Http node to get variable from website

Hello all, i think my https node issue is to basic that I cant find a solution in the forum, so please bare with me:

  • Goal: get the email of a company from HK’s finance watchdog’s database

Sorry for the noob question, but would appreciate any pointers!

Hi @fengelh, Welcome!

You can use a regular expression to extract the value from var emailData =

If you ask your preferred AI to write that expression and then use it in a Set node, you will get the emails,

Here is an example:

3 Likes

Thanks Mohamed and thanks for the warm welcome! I am not trying to be difficult, but is there a way to extract the emails in the http node already?
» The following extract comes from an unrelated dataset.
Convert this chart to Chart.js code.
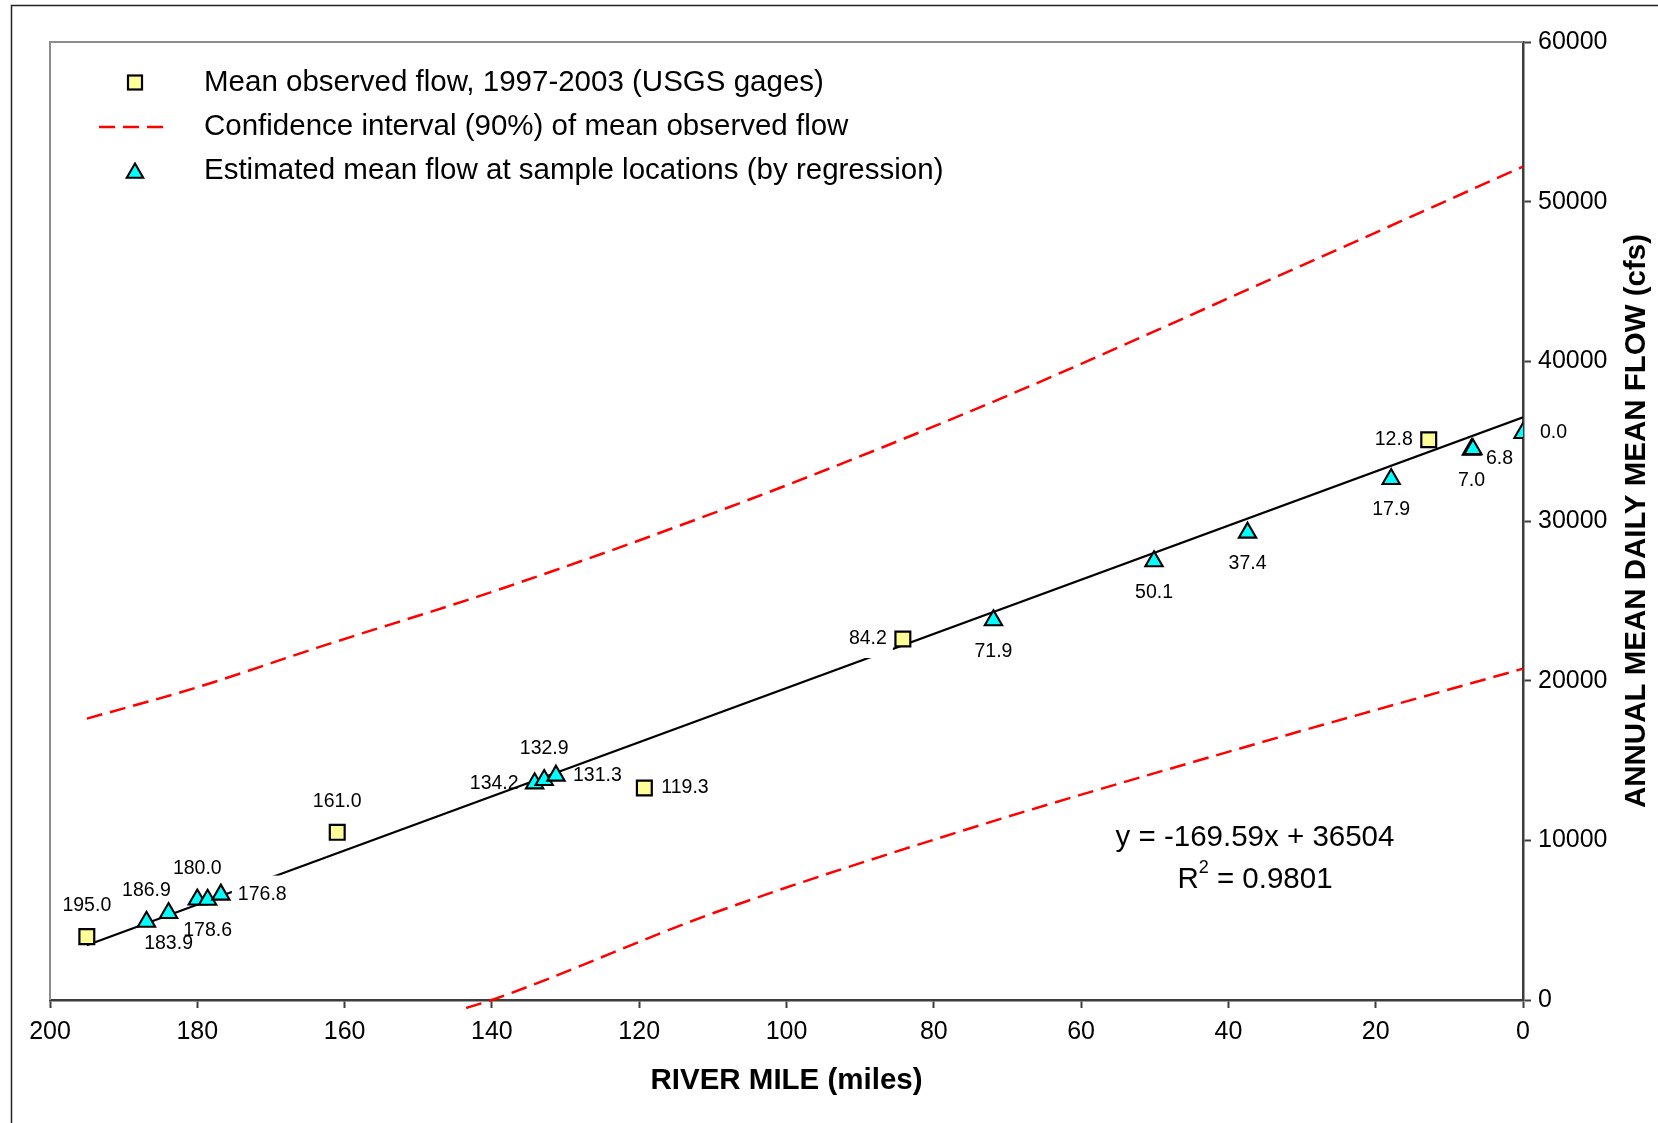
<!DOCTYPE html>
<html>
<head>
<meta charset="utf-8">
<script src="https://cdn.jsdelivr.net/npm/chart.js@4.4.1/dist/chart.umd.min.js"></script>
<style>
html,body{margin:0;padding:0;background:#fff;}
#wrap{width:1658px;height:1123px;position:relative;}
</style>
</head>
<body>
<div id="wrap"><canvas id="c" width="1658" height="1123"></canvas></div>
<script>
// ---------------- DATA ----------------
const observedMiles = [195.0, 161.0, 119.3, 84.2, 12.8];
const observedFlow  = [3970, 10500, 13280, 22610, 35090];

const estimatedMiles = [186.9, 183.9, 180.0, 178.6, 176.8, 134.2, 132.9, 131.3, 71.9, 50.1, 37.4, 17.9, 7.0, 6.8, 0.0];
const estimatedFlow  = [4900, 5450, 6290, 6280, 6600, 13570, 13780, 14050, 23780, 27480, 29270, 32630, 34470, 34500, 35510];

const upperMiles = [195, 179.6, 163.8, 138, 104.5, 71, 36.4, 0];
const upperFlow  = [17620, 19640, 22050, 25870, 31440, 37650, 44690, 52200];

const lowerMiles = [143.5, 140, 109.9, 76.4, 39.2, 0];
const lowerFlow  = [-500, 0, 5450, 10560, 15650, 20750];

const trendMiles = [195, 0];
const trendFlow  = [3430, 36500];

const xTickValues = [200, 180, 160, 140, 120, 100, 80, 60, 40, 20, 0];
const yTickValues = [0, 10000, 20000, 30000, 40000, 50000, 60000];

const legendLabels = [
  'Mean observed flow, 1997-2003 (USGS gages)',
  'Confidence interval (90%) of mean observed flow',
  'Estimated mean flow at sample locations (by regression)'
];
const xTitle = 'RIVER MILE (miles)';
const yTitle = 'ANNUAL MEAN DAILY MEAN FLOW (cfs)';
const equationText = 'y = -169.59x + 36504';
const r2Value = '0.9801';

// label placement codes (style): a=above, b=below, r=right, l=left, rb=right-below
const observedLabelPos  = ['a', 'a', 'r', 'l', 'l'];
const estimatedLabelPos = ['a', 'b', 'a', 'b', 'r', 'l', 'a', 'r', 'b', 'b', 'b', 'b', 'b', 'rb', 'r'];
// labels drawn with an opaque white box (style)
const observedLabelBoxed  = [false, false, false, true, false];
const estimatedLabelBoxed = [false, false, false, false, true, false, false, false, false, false, false, false, false, false, false];

// ---------------- STYLE ----------------
const FONT = "'Liberation Sans', Arial, Helvetica, sans-serif";
const LABEL_OFFSETS = {a:[0,-31,'center'], b:[0,31,'center'], r:[17,0,'left'], l:[-16,0,'right'], rb:[13,9,'left']};
const SQ_FILL = '#FFFF99', TRI_FILL = '#00FFFF', CI_COLOR = '#FF0000';
const TREND_LABEL = 'Trend';
const LABEL_FONT = '19.5px ' + FONT;
const BIG = 29.5;

const toPts = (xs, ys) => xs.map((x, i) => ({x: x, y: ys[i]}));

function labelItems(chart) {
  const xs = chart.scales.x, ys = chart.scales.y;
  const items = [];
  const add = (miles, flows, pos, boxed) => miles.forEach((m, i) => {
    const o = LABEL_OFFSETS[pos[i]];
    items.push({text: m.toFixed(1), x: xs.getPixelForValue(m) + o[0], y: ys.getPixelForValue(flows[i]) + o[1], align: o[2], boxed: boxed[i]});
  });
  add(observedMiles, observedFlow, observedLabelPos, observedLabelBoxed);
  add(estimatedMiles, estimatedFlow, estimatedLabelPos, estimatedLabelBoxed);
  return items;
}

function triPath(ctx, x, y, r) {
  ctx.beginPath();
  ctx.moveTo(x, y - r);
  ctx.lineTo(x + r * 0.866, y + r * 0.5);
  ctx.lineTo(x - r * 0.866, y + r * 0.5);
  ctx.closePath();
}

const deco = {
  id: 'deco',
  beforeDatasetsDraw(chart) {
    const {ctx, chartArea: a} = chart;
    ctx.save();
    ctx.strokeStyle = '#8c8c8c';
    ctx.lineWidth = 2;
    ctx.beginPath();
    ctx.moveTo(a.left, a.bottom);
    ctx.lineTo(a.left, a.top);
    ctx.lineTo(a.right, a.top);
    ctx.stroke();
    ctx.restore();
  },
  afterDatasetDraw(chart, args) {
    if (chart.data.datasets[args.index].label !== TREND_LABEL) return;
    const ctx = chart.ctx;
    ctx.save();
    ctx.font = LABEL_FONT;
    ctx.fillStyle = '#ffffff';
    labelItems(chart).forEach(it => {
      if (!it.boxed) return;
      const w = ctx.measureText(it.text).width + 12;
      let left = it.x - w / 2;
      if (it.align === 'left') left = it.x - 6;
      if (it.align === 'right') left = it.x - w + 6;
      ctx.fillRect(left, it.y - 19, w, 38);
    });
    ctx.restore();
  },
  afterDatasetsDraw(chart) {
    const ctx = chart.ctx;
    ctx.save();
    ctx.font = LABEL_FONT;
    ctx.fillStyle = '#000';
    ctx.textBaseline = 'middle';
    labelItems(chart).forEach(it => {
      ctx.textAlign = it.align;
      ctx.fillText(it.text, it.x, it.y);
    });
    ctx.restore();
  },
  afterDraw(chart) {
    const ctx = chart.ctx;
    const a = chart.chartArea;
    ctx.save();
    // outer border
    ctx.strokeStyle = '#222';
    ctx.lineWidth = 1.5;
    ctx.strokeRect(11.5, 5.5, 1800, 1300);

    // legend
    ctx.textBaseline = 'middle';
    ctx.textAlign = 'left';
    ctx.font = BIG + 'px ' + FONT;
    ctx.fillStyle = '#000';
    const ly = [82.5, 127, 171];
    legendLabels.forEach((t, i) => ctx.fillText(t, 204, ly[i]));
    // square
    ctx.fillStyle = SQ_FILL; ctx.strokeStyle = '#000'; ctx.lineWidth = 2.2;
    ctx.fillRect(128, 75.5, 14, 14); ctx.strokeRect(128, 75.5, 14, 14);
    // dashed
    ctx.strokeStyle = CI_COLOR; ctx.lineWidth = 2.5; ctx.setLineDash([16, 8]);
    ctx.beginPath(); ctx.moveTo(99, 127); ctx.lineTo(170, 127); ctx.stroke();
    ctx.setLineDash([]);
    // triangle
    triPath(ctx, 135, 173, 9.5);
    ctx.fillStyle = TRI_FILL; ctx.fill();
    ctx.strokeStyle = '#000'; ctx.lineWidth = 2.1; ctx.stroke();

    // axis titles
    ctx.fillStyle = '#000';
    ctx.font = 'bold ' + BIG + 'px ' + FONT;
    ctx.textAlign = 'center';
    ctx.fillText(xTitle, (a.left + a.right) / 2, 1081);
    ctx.save();
    ctx.translate(1637, (a.top + a.bottom) / 2);
    ctx.rotate(-Math.PI / 2);
    ctx.fillText(yTitle, 0, 0);
    ctx.restore();

    // equation
    ctx.font = BIG + 'px ' + FONT;
    ctx.textAlign = 'center';
    ctx.fillText(equationText, 1255, 838);
    const p1 = 'R', p3 = ' = ' + r2Value;
    const w1 = ctx.measureText(p1).width, w3 = ctx.measureText(p3).width;
    ctx.font = '18px ' + FONT;
    const w2 = ctx.measureText('2').width;
    let sx = 1255 - (w1 + w2 + w3) / 2;
    ctx.textAlign = 'left';
    ctx.font = BIG + 'px ' + FONT;
    ctx.fillText(p1, sx, 880);
    ctx.font = '18px ' + FONT;
    ctx.fillText('2', sx + w1, 868);
    ctx.font = BIG + 'px ' + FONT;
    ctx.fillText(p3, sx + w1 + w2, 880);
    ctx.restore();
  }
};

const AXIS_COLOR = '#3c3c3c';

new Chart(document.getElementById('c'), {
  type: 'scatter',
  data: {
    datasets: [
      {
        label: legendLabels[0],
        data: toPts(observedMiles, observedFlow),
        pointStyle: 'rect', pointRadius: 10.5, pointHoverRadius: 10.5,
        backgroundColor: SQ_FILL, borderColor: '#000', borderWidth: 2.2, showLine: false
      },
      {
        label: legendLabels[2],
        data: toPts(estimatedMiles, estimatedFlow),
        pointStyle: 'triangle', pointRadius: 10, pointHoverRadius: 10,
        backgroundColor: TRI_FILL, borderColor: '#000', borderWidth: 2.1, showLine: false
      },
      {
        label: legendLabels[1],
        data: toPts(upperMiles, upperFlow),
        showLine: true, borderColor: CI_COLOR, borderWidth: 2.5, borderDash: [16, 8],
        pointRadius: 0, pointHoverRadius: 0, fill: false, cubicInterpolationMode: 'monotone'
      },
      {
        label: 'Lower CI',
        data: toPts(lowerMiles, lowerFlow),
        showLine: true, borderColor: CI_COLOR, borderWidth: 2.5, borderDash: [16, 8],
        pointRadius: 0, pointHoverRadius: 0, fill: false, cubicInterpolationMode: 'monotone',
        clip: {left: 0, top: 0, right: 0, bottom: 10}
      },
      {
        label: TREND_LABEL,
        data: toPts(trendMiles, trendFlow),
        showLine: true, borderColor: '#000', borderWidth: 2.2,
        pointRadius: 0, pointHoverRadius: 0, fill: false
      }
    ]
  },
  options: {
    responsive: false,
    animation: false,
    devicePixelRatio: 1,
    layout: {padding: {left: 50, top: 42, right: 0, bottom: 0}},
    plugins: {legend: {display: false}, tooltip: {enabled: false}},
    scales: {
      x: {
        type: 'linear', position: 'bottom', reverse: true, min: 0, max: 200,
        afterFit: s => { s.height = 123; },
        afterBuildTicks: s => { s.ticks = xTickValues.map(v => ({value: v})); },
        ticks: {color: '#000', font: {family: FONT, size: 25}, padding: 9, maxRotation: 0, autoSkip: false,
                callback: v => String(v)},
        grid: {drawOnChartArea: false, drawTicks: true, tickLength: 8, tickColor: AXIS_COLOR, tickWidth: 2},
        border: {display: true, color: AXIS_COLOR, width: 2.5}
      },
      y: {
        type: 'linear', position: 'right', min: 0, max: 60000,
        afterFit: s => { s.width = 135; },
        afterBuildTicks: s => { s.ticks = yTickValues.map(v => ({value: v})); },
        ticks: {color: '#000', font: {family: FONT, size: 25}, padding: 7, autoSkip: false,
                callback: v => String(v)},
        grid: {drawOnChartArea: false, drawTicks: true, tickLength: 8, tickColor: AXIS_COLOR, tickWidth: 2},
        border: {display: true, color: AXIS_COLOR, width: 2.5}
      }
    }
  },
  plugins: [deco]
});
</script>
</body>
</html>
Because I am doing this up to 40k times across companies and individuals - so if I go with your proposed solution, the process will take exponentionally longer as its extracting the entire html via the http node and then doing a match accross the entire html. (again, sorry, not trying to be ungrateful, but hoping for a more efficient solutin - if that exists)

1 Like

Thanks, no problem!

I actually inspected the website’s network traffic before replying to see if there was a hidden API or a background XHR request loading the emails but unfortunately I didn’t find any,

It appears that the emails are hardcoded directly into the HTML source, so you’ll need to make an HTTP request to get the HTML and then scrape the data you need,

Regarding performance: I don’t think extracting text from HTML will make it slower,
It’s just about 1 ms:
image
So with 40k calls, that would be 40 seconds..

1 Like

Heya! Thanks for looking under the hut of the network movements beforehand, and the great explanation! Will go with that solution that you kindly provided! Thanks a lot again!

1 Like

This topic was automatically closed 7 days after the last reply. New replies are no longer allowed.